With more add-on services in the roadmap, we can use the donut viz to easily value prop data and cost savings.
Different states of the total usage 'donut' visualization, depending on how many 'add-on' data services a customer has.
Customers can also toggle to the 'Daily' version of the viz to get a sense of their day to day usage
Guidance, when it's needed most
Users don't have to be tethered to the customer portal— the same alerts that show up in-app at data thresholds are sent straight to customers as text alerts, native app push alerts, or both.
The data usage widget before and after a customer exhausts the high-speed data in their plan.
Impact
A clear win for customer satisfaction
In customer complaints regarding data usage which surpassed our goal of seeing at least a 50% drop
75% drop in dev time
Post launch, we were able to show a new add-on service, Office Hours, in our total usage donut viz. We accomplished this in one sprint; 2 weeks.
Previously, value propping the data savings of a new add-on service took ~8 weeks of design and development time.
The total data usage viz, including 'Office Hours', a new data savings add-on service.
What comes next
A lot of my ideas never left Figma due to time, budget and buy-in constraints. The following are some of the feature enhancements that I added to our data usage experience backlog.

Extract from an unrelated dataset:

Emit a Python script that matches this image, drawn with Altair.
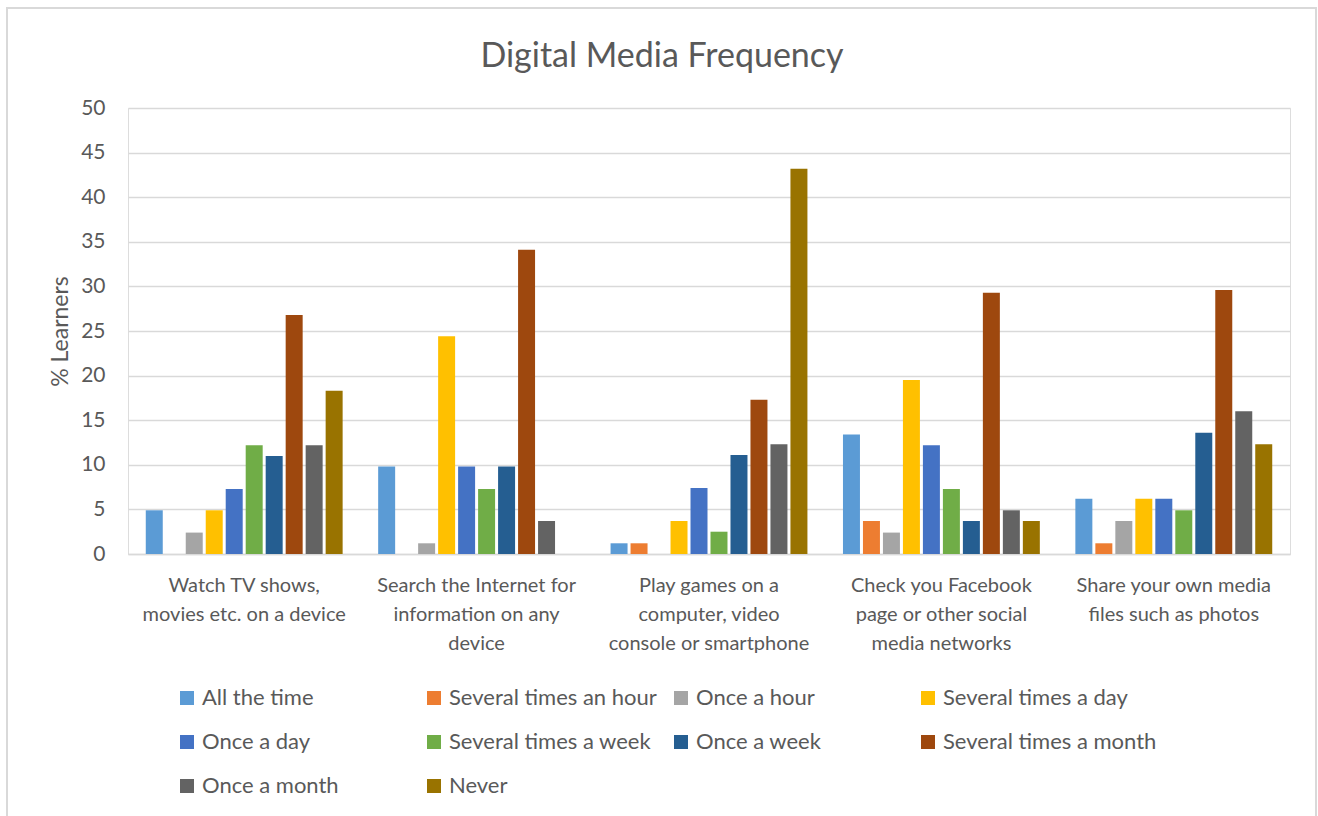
import altair as alt
import pandas as pd

# Activities (x categories); "\n" marks where each axis label wraps
categories = [
    "Watch TV shows,\nmovies etc. on a device",
    "Search the Internet for\ninformation on any\ndevice",
    "Play games on a\ncomputer, video\nconsole or smartphone",
    "Check you Facebook\npage or other social\nmedia networks",
    "Share your own media\nfiles such as photos",
]

# Frequency answers (series), in legend order
frequencies = [
    "All the time",
    "Several times an hour",
    "Once a hour",
    "Several times a day",
    "Once a day",
    "Several times a week",
    "Once a week",
    "Several times a month",
    "Once a month",
    "Never",
]

colors = [
    "#5B9BD5", "#ED7D31", "#A5A5A5", "#FFC000", "#4472C4",
    "#70AD47", "#255E91", "#9E480E", "#636363", "#997300",
]

# % of learners per frequency, one list per activity
watch_tv = [4.9, 0.0, 2.4, 4.9, 7.3, 12.2, 11.0, 26.8, 12.2, 18.3]
search_internet = [9.8, 0.0, 1.2, 24.4, 9.8, 7.3, 9.8, 34.1, 3.7, 0.0]
play_games = [1.2, 1.2, 0.0, 3.7, 7.4, 2.5, 11.1, 17.3, 12.3, 43.2]
check_facebook = [13.4, 3.7, 2.4, 19.5, 12.2, 7.3, 3.7, 29.3, 4.9, 3.7]
share_media = [6.2, 1.2, 3.7, 6.2, 6.2, 4.9, 13.6, 29.6, 16.0, 12.3]

series_by_activity = [watch_tv, search_internet, play_games, check_facebook, share_media]

rows = []
for cat, vals in zip(categories, series_by_activity):
    for freq, v in zip(frequencies, vals):
        rows.append({"activity": cat, "frequency": freq, "pct": v})
df = pd.DataFrame(rows)

FONT = "Lato"
GREY = "#595959"
GRID = "#d9d9d9"

bars = alt.Chart(df).mark_bar().encode(
    x=alt.X(
        "activity:N",
        sort=categories,
        title=None,
        scale=alt.Scale(paddingInner=0.14, paddingOuter=0.07),
        axis=alt.Axis(
            labelAngle=0,
            labelExpr="split(datum.label, '\\n')",
            labelLineHeight=29,
            labelFontSize=20,
            labelColor=GREY,
            labelFont=FONT,
            labelPadding=21,
            labelLimit=400,
            ticks=False,
            domainColor=GRID,
            domainWidth=1.5,
            grid=False,
        ),
    ),
    xOffset=alt.XOffset(
        "frequency:N",
        sort=frequencies,
        scale=alt.Scale(paddingInner=0.15, paddingOuter=0.075),
    ),
    y=alt.Y(
        "pct:Q",
        title="% Learners",
        scale=alt.Scale(domain=[0, 50], nice=False),
        axis=alt.Axis(
            values=list(range(0, 51, 5)),
            labelFontSize=21,
            labelColor=GREY,
            labelFont=FONT,
            labelPadding=23,
            ticks=False,
            domain=False,
            gridColor=GRID,
            gridWidth=1.5,
            titleFontSize=23,
            titleFont=FONT,
            titleColor=GREY,
            titleFontWeight="normal",
            titlePadding=8,
        ),
    ),
    color=alt.Color(
        "frequency:N",
        sort=frequencies,
        scale=alt.Scale(domain=frequencies, range=colors),
        legend=alt.Legend(
            title=None,
            orient="none",
            direction="horizontal",
            legendX=48,
            legendY=579,
            columns=4,
            gridAlign="all",
            columnPadding=7,
            rowPadding=22,
            symbolType="square",
            symbolSize=196,
            symbolStrokeWidth=0,
            labelFontSize=22,
            labelFont=FONT,
            labelColor=GREY,
            labelOffset=4,
            labelLimit=400,
            padding=0,
        ),
    ),
)

# light frame around the whole figure
frame = alt.Chart(pd.DataFrame({"k": [0]})).mark_rect(
    fill=None, stroke=GRID, strokeWidth=2, clip=False
).encode(
    x=alt.value(-121), x2=alt.value(1188),
    y=alt.value(-100), y2=alt.value(720),
)

chart = alt.layer(frame, bars).properties(
    width=1162,
    height=446,
    autosize=alt.AutoSizeParams(type="none"),
    padding={"left": 128, "top": 108, "right": 28, "bottom": 262},
    title=alt.TitleParams(
        "Digital Media Frequency",
        font=FONT,
        fontSize=34,
        fontWeight="normal",
        color=GREY,
        anchor="middle",
        offset=0,
        dx=-47,
        dy=67,
    ),
).configure_view(stroke=None).configure(background="white")

chart.save("out.html", embed_options={"renderer": "svg", "actions": False})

Smart internet plan suggestions
The data shows that of customers who purchase at a data-add on, most buy three or more per month to keep speeds high; at that point, we could help customers save money and heartache by recommending a higher GB monthly plan.
Speed-tier nomenclature
We tabled the work around plan speed naming to avoid scope-creep, but many of the remaining complaints about data usage center around hte slowness of 'standard' speed data.